Cuando leo a Zambrano, que entiende que las gentes del siglo XX (y seguro que las del XXI) andamos ensimismadas y, a la vez, volcadas en la exterioridad, no puedo menos que recordar el modo en que Ignacio de Loyola describe el origen del mal con el mito de los ángeles que “no se queriendo ayudar de su libertad, vinieron en superbia”. María Zambrano indica que, de un modo extraño, nos hemos deificado y, a la vez, banalizado, al renegar de ese espacio interior donde nacen la verdadera libertad y la auténtica creatividad.
Como sucede con el alma indescifrable de otra mujer del siglo XX, Simone Weil, es posible que fueran las circunstancias vitales de María Zambrano las que impidieron que se sumiera en el sueño placentero y mortal del racionalismo materialista. Eso sugiere Maillard haciendo referencia a la guerra y el exilio vivido por nuestra autora. Zambrano lo reflexiona así en “Persona y democracia”: “Persona es lo que ha sobrevivido a la destrucción de todo en su vida y aún deja entrever que, de su propia vida, un sentido superior a los hechos les hace cobrar significación y conformarse en una imagen; la afirmación de una libertad imperecedera a través de la imposición de la circunstancia, en la cárcel de las situaciones”.
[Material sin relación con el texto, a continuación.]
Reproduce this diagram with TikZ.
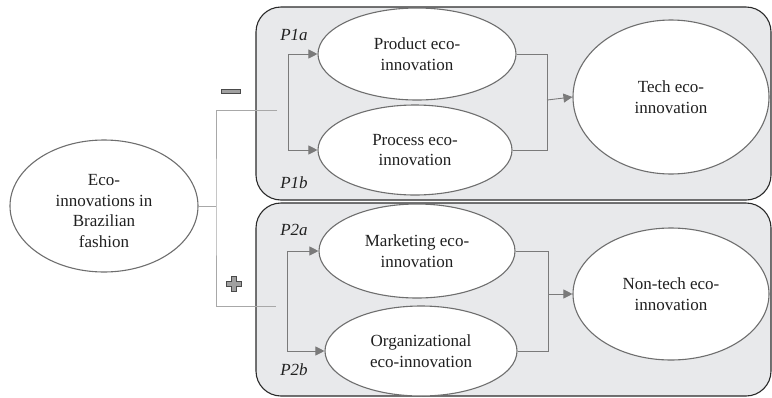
\documentclass[tikz,border=0pt]{standalone}
\usepackage{fontspec}
\setmainfont{Liberation Serif}
\usetikzlibrary{shapes.geometric,arrows.meta}
\definecolor{boxfill}{HTML}{E8E9EB}
\definecolor{boxline}{HTML}{2A2A2A}
\definecolor{ellline}{HTML}{6E6E6E}
\definecolor{arrline}{HTML}{7A7A7A}
\definecolor{lightline}{HTML}{A8A8A8}
\definecolor{txt}{HTML}{202020}
\definecolor{signfill}{HTML}{A0A0A0}
\definecolor{signline}{HTML}{4A4A4A}
\tikzset{
  groupbox/.style={draw=boxline, fill=boxfill, line width=1.1pt, rounded corners=25pt},
  ell/.style={ellipse, draw=ellline, fill=white, line width=1.1pt, inner sep=0pt, align=center,
    text=txt, font=\fontsize{17}{20.5}\selectfont},
  lbl/.style={text=txt, font=\fontsize{17}{20}\selectfont\itshape, inner sep=0pt},
  arr/.style={draw=arrline, line width=0.9pt, -{Triangle[length=9pt,width=9pt]}},
  conn/.style={draw=arrline, line width=0.9pt},
  lconn/.style={draw=lightline, line width=1pt},
  sign/.style={draw=signline, fill=signfill, line width=0.9pt},
}
\begin{document}
\begin{tikzpicture}[x=1pt,y=-1pt]
\useasboundingbox (0,0) rectangle (772,397);
% group boxes
\path[groupbox] (256,7) rectangle (771,200);
\path[groupbox] (256,203) rectangle (771,396);
% ellipses
\node[ell, minimum width=188pt, minimum height=132pt] (src) at (104,206) {\rule{0pt}{21pt}Eco-\\innovations in\\Brazilian\\fashion};
\node[ell, minimum width=198pt, minimum height=92pt] (prod) at (417,54) {Product eco-\\innovation};
\node[ell, minimum width=194pt, minimum height=90pt] (proc) at (415,150) {Process eco-\\innovation};
\node[ell, minimum width=196pt, minimum height=154pt] (tech) at (671,97) {Tech eco-\\innovation};
\node[ell, minimum width=196pt, minimum height=94pt] (mkt) at (417,251) {Marketing eco-\\innovation};
\node[ell, minimum width=192pt, minimum height=90pt] (org) at (421,351) {Organizational\\eco-innovation};
\node[ell, minimum width=196pt, minimum height=132pt] (nontech) at (671,294) {Non-tech eco-\\innovation};
% labels
\node[lbl] (p1a) at (294,35) {P1a};
\node[lbl] (p1b) at (294,183) {P1b};
\node[lbl] (p2a) at (294,230) {P2a};
\node[lbl] (p2b) at (294,370) {P2b};
% source connectors
\coordinate (sj) at (216,206);
\coordinate (ta) at (277,110);
\coordinate (tb) at (276,306);
\draw[lconn] (src.east) -- (sj);
\draw[lconn] (ta) -| (sj) |- (tb);
% top branch
\coordinate (b1) at (288,102);
\draw[arr] (b1) |- (prod.west);
\draw[arr] (b1) |- (proc.west);
% bottom branch
\coordinate (b2) at (287,300);
\draw[arr] (b2) |- (mkt.west);
\draw[arr] (b2) |- (org.west);
% merge to tech
\coordinate (m1) at (547,100);
\draw[conn] (prod.east) -| (m1);
\draw[conn] (proc.east) -| (m1);
\draw[arr] (m1) -- (tech.west);
% merge to non-tech
\coordinate (m2) at (548,294);
\draw[conn] (mkt.east) -| (m2);
\draw[conn] (org.east) -| (m2);
\draw[arr] (m2) -- (nontech.west);
% signs
\path[sign] (221,89) rectangle (240,93);
\path[sign] (231.5,276) -- (236.5,276) -- (236.5,281) -- (241.5,281) -- (241.5,286) -- (236.5,286) -- (236.5,291) -- (231.5,291) -- (231.5,286) -- (226.5,286) -- (226.5,281) -- (231.5,281) -- cycle;
\end{tikzpicture}
\end{document}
María volvió del exilio el 20 de noviembre de 1984. Algo más de un año antes, el 3 de octubre de 1983, Pedro Arrupe, que había sido superior de los jesuitas desde 1965, compartió su experiencia como persona enferma y dependiente. Desde el 7 de agosto de 1981, en que sufrió una trombosis que lo apartó de su cargo y de sus responsabilidades, Arrupe vivió un carrusel de golpes. Sin embargo, aquel día de octubre del 83, con sus compañeros jesuitas reunidos para nombrar a su sustituto, dijo: “Me siento, hoy más que nunca, en las manos del Señor. Toda mi vida, desde mi juventud, he deseado estar en las manos del Señor. Y todavía hoy es lo único que deseo. Pero ciertamente hoy hay una gran diferencia: hoy es el Señor mismo el que tiene toda la iniciativa. Os aseguro que saberme y sentirme totalmente en sus manos es una experiencia muy profunda”.